The Tokyo Summer Olympics, after over a year of delay, opened Friday night in a stadium full of empty chairs.
In an opening ceremony designed more for television than for an audience, masked athletes paraded and waved to the nearly empty seats. Plans had included social distancing in the parade, but the athletes bunched and gathered anyway. Even those from the Czech Republic, who had reported several positive tests for COVID-19 since their arrival in Tokyo.
Alone, Japanese tennis star Naomi Osaka ran up a symbolic Mount Fiji bearing the Olympic flame, and thrust it into the cauldron. There was no roar of the crowd – instead, cameras could pick up the sound of protesters outside the stadium over the triumphal music.
“Today is a moment of hope. Yes, it is very different from what all of us had imagined,” IOC President Thomas Bach said in his speech to those who were assembled. “But let us cherish this moment because finally we are all here together. … This feeling of togetherness — this is the light at the end of the dark tunnel of the pandemic. You had to face great challenges on your Olympic journey. Today you are making your Olympic dream come true.”
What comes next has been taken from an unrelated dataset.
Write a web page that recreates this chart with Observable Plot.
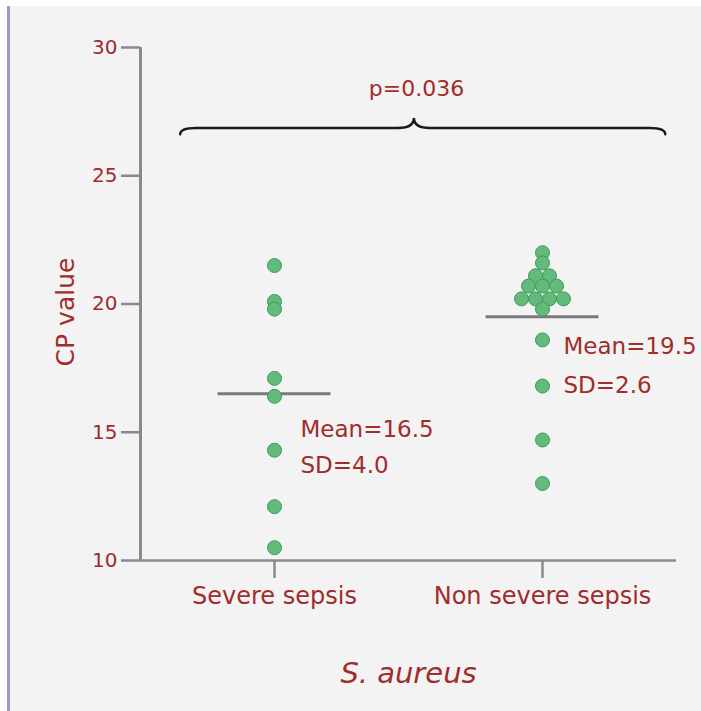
<!DOCTYPE html>
<html>
<head>
<meta charset="utf-8">
<script src="https://cdn.jsdelivr.net/npm/d3@7"></script>
<script src="https://cdn.jsdelivr.net/npm/@observablehq/plot@0.6"></script>
<style>
  html, body { margin: 0; padding: 0; background: #ffffff; }
  #frame { position: relative; width: 701px; height: 711px; overflow: hidden; }
  #panel { position: absolute; left: 7px; top: 6px; right: 0; bottom: 0;
           background: #f3f3f3; border-left: 3px solid #979dc8; }
  #chart { position: absolute; left: 0; top: 0; }
  #chart svg { background: transparent; }
  #chart [aria-label^="x-axis"] text,
  #chart [aria-label^="y-axis"] text { fill: #a02c2c; }
  #chart [aria-label^="x-axis"] text { font-size: 24px; }
  #chart [aria-label^="y-axis"] text { font-size: 20px; }
  #chart [aria-label^="x-axis"] line, #chart [aria-label^="x-axis"] path,
  #chart [aria-label^="y-axis"] line, #chart [aria-label^="y-axis"] path {
    stroke: #8a8a8a; stroke-width: 2.5px;
  }
  #chart [aria-label^="x-axis"] .domain, #chart [aria-label^="y-axis"] .domain { display: none; }
</style>
</head>
<body>
<div id="frame"><div id="panel"></div><div id="chart"></div></div>
<script>
// CP values per patient group
const groups = ["Severe sepsis", "Non severe sepsis"];
const severeValues = [21.5, 20.1, 19.8, 17.1, 16.4, 14.3, 12.1, 10.5];
const nonSevereValues = [22.0, 21.6, 21.1, 21.1, 20.7, 20.7, 20.7,
                         20.2, 20.2, 20.2, 20.2, 19.8, 18.6, 16.8, 14.7, 13.0];
const means = [16.5, 19.5];
const sds = [4.0, 2.6];
const yTicks = [10, 15, 20, 25, 30];
const pLabel = "p=0.036";
const xTitle = "S. aureus";
const yTitle = "CP value";

const RED = "#a02c2c";
const FONT = "'DejaVu Sans', Verdana, sans-serif";

const W = 701, H = 711;
const M = {top: 47, right: 25, bottom: 151, left: 140};
const xDomain = [-0.5, 1.5];
const pxPerUnit = (W - M.left - M.right) / (xDomain[1] - xDomain[0]);
const dotRadius = 7;
const dotStep = 14 / pxPerUnit;      // side-by-side spacing of equal values
const meanHalf = 56.5 / pxPerUnit;   // half length of each mean bar

// Equal values within a group sit side by side, centred on the group
const points = [];
[severeValues, nonSevereValues].forEach((vals, g) => {
  const counts = d3.rollup(vals, v => v.length, v => v);
  const seen = new Map();
  for (const v of vals) {
    const n = counts.get(v);
    const i = seen.get(v) ?? 0;
    seen.set(v, i + 1);
    points.push({group: g, value: v, slot: i - (n - 1) / 2});
  }
});

const summary = groups.map((name, i) => ({i, mean: means[i], sd: sds[i]}));
const labelOffsets = [{dx: 26, dy: 18, lh: 1.55}, {dx: 21, dy: 10, lh: 1.68}];

const plot = Plot.plot({
  width: W, height: H,
  marginTop: M.top, marginRight: M.right, marginBottom: M.bottom, marginLeft: M.left,
  style: {background: "transparent", fontFamily: FONT, overflow: "visible"},
  x: {domain: xDomain, ticks: [0, 1], tickFormat: i => groups[i], tickSize: 18, tickPadding: 8, label: null},
  y: {domain: [10, 30], ticks: yTicks, tickSize: 19, tickPadding: 4, label: null},
  marks: [
    // axis lines
    Plot.ruleX([xDomain[0]], {y1: 10, y2: 30, stroke: "#8a8a8a", strokeWidth: 3}),
    Plot.ruleY([10], {x1: xDomain[0], x2: xDomain[1], stroke: "#8a8a8a", strokeWidth: 2.5}),
    // group means
    Plot.ruleY(summary, {y: "mean", x1: d => d.i - meanHalf, x2: d => d.i + meanHalf,
                         stroke: "#7a7a7a", strokeWidth: 3}),
    // individual patients
    Plot.dot(points, {x: d => d.group + d.slot * dotStep, y: "value", r: dotRadius,
                      fill: "#62ba7b", stroke: "#3f9a5c", strokeWidth: 1}),
    // mean / SD annotations
    ...summary.map((s, k) => Plot.text([s], {
      x: "i", y: "mean",
      text: d => `Mean=${d.mean.toFixed(1)}\nSD=${d.sd.toFixed(1)}`,
      textAnchor: "start", lineAnchor: "top", lineHeight: labelOffsets[k].lh,
      dx: labelOffsets[k].dx, dy: labelOffsets[k].dy,
      fontSize: 23, fill: RED, fontFamily: FONT
    })),
    // significance label
    Plot.text([pLabel], {x: 0.53, y: 28.4, text: d => d, fontSize: 22, fill: RED, fontFamily: FONT}),
    // axis titles
    Plot.text([xTitle], {frameAnchor: "bottom", dy: 122, lineAnchor: "bottom", text: d => d,
                         fontSize: 29, fontStyle: "italic", fill: RED, fontFamily: FONT}),
    Plot.text([yTitle], {frameAnchor: "left", rotate: -90, dx: -67, dy: 8, textAnchor: "middle",
                         lineAnchor: "bottom", text: d => d, fontSize: 25, fill: RED, fontFamily: FONT})
  ]
});

// Curly brace spanning both groups under the p-value
{
  const sx = plot.scale("x"), sy = plot.scale("y");
  const X = d3.scaleLinear(sx.domain, sx.range);
  const Y = d3.scaleLinear(sy.domain, sy.range);
  const L = X(-0.35), R = X(1.46), T = X(0.522);
  const yFlat = Y(26.84), yTip = Y(27.23), yEnd = Y(26.6);
  const q = 16;
  const d = `M${L},${yEnd} Q${L},${yFlat} ${L + q},${yFlat} L${T - q},${yFlat} ` +
            `Q${T},${yFlat} ${T},${yTip} Q${T},${yFlat} ${T + q},${yFlat} ` +
            `L${R - q},${yFlat} Q${R},${yFlat} ${R},${yEnd}`;
  d3.select(plot).append("path")
    .attr("d", d).attr("fill", "none").attr("stroke", "#1a1a1a")
    .attr("stroke-width", 2.5).attr("stroke-linecap", "round");
}

document.getElementById("chart").appendChild(plot);
</script>
</body>
</html>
His words were, perhaps, a little tone-deaf. Japan is in the middle of a resurgence of the disease, with over 3,000 new cases being announced a day, up from a low of 1,400 cases a day this time in June. The county has had over 15,000 reported deaths due to the disease, nearly all of them since December.
A moment of silence was held for the victims, and again, the protests could be heard. Many in Japan did not want the Tokyo Summer Olympics to be held yet, or perhaps at all, and believe Japan was forced to host under duress so the IOC can profit.